On December 6, 2019, the Notification Regarding the Guidelines for the Consideration of Unfair Trade Practices in Franchise Businesses was issued to prevent franchisors from adopting overly restrictive and unfair contractual conditions that are deemed to potentially cause damage to franchisees. The notification will become effective on February 4, 2020.
This notification emphasizes and compiles in one place a number of requirements that mirror provisions already set out in other laws and regulations, such as the Unfair Contract Terms Act, Ministerial Regulation 25 under the Patent Act, and the Civil and Commercial Code. It was issued by the Office of the Trade Competition Commission, which is empowered under the Trade Competition Act B.E. 2560 (2017) to regulate unfair trade practices in certain selected businesses. The longstanding draft Franchising Business Act—if passed into law—may have further implications on the interpretation of this notification as there are similar restrictions set out in the draft law.
The notification imposes two main obligations on the franchisor:
- Obligation to disclose important information relating to the franchise. Prior to entering into a franchise agreement, the franchisor must disclose important relevant information to the franchisee, such as details on (1) the royalty fee and other mandatory payments relating to the operation of the franchise business, (2) the franchise business model, (3) the intellectual property rights, and (4) the renewal and termination of the franchise agreement.
- Obligation to notify and offer the right of first refusal to the nearest franchisee. If the franchisor intends to open and manage a new branch in the vicinity of the franchisee’s area of operations, the franchisor is required to first offer the franchisee in that area the right to operate the branch.
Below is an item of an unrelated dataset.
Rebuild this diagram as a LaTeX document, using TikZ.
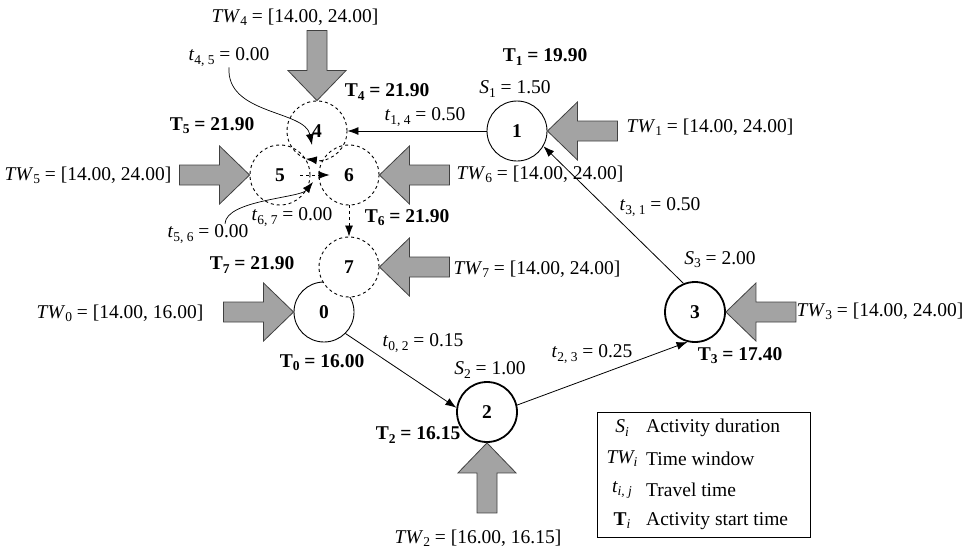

The notification also prohibits the franchisor from engaging in the following trade practices that may cause damage to the franchisee:
- Setting restrictive conditions for the franchisee without justifiable reasons, such as forcing the franchisee to exclusively buy products or services that are irrelevant to the operation of the franchise business from a designated business operator.
- Setting additional conditions for the franchisee to comply with, after the franchise agreement has already been executed. Exceptions may apply if there is a justifiable reason and any additional conditions are made in writing.
- Restricting the franchisee, without justifiable reasons, from purchasing products from other business operators that offer products with comparable quality but at a lower price.
- Restricting the franchisee, without justifiable reasons, from offering discounts on perishable goods or products close to their expiration.
- Setting discriminatory conditions among franchisees, without justifiable reasons. Setting any inappropriate conditions for purposes other than to maintain the reputation, quality, and standards of the franchisor in accordance with the franchise agreement.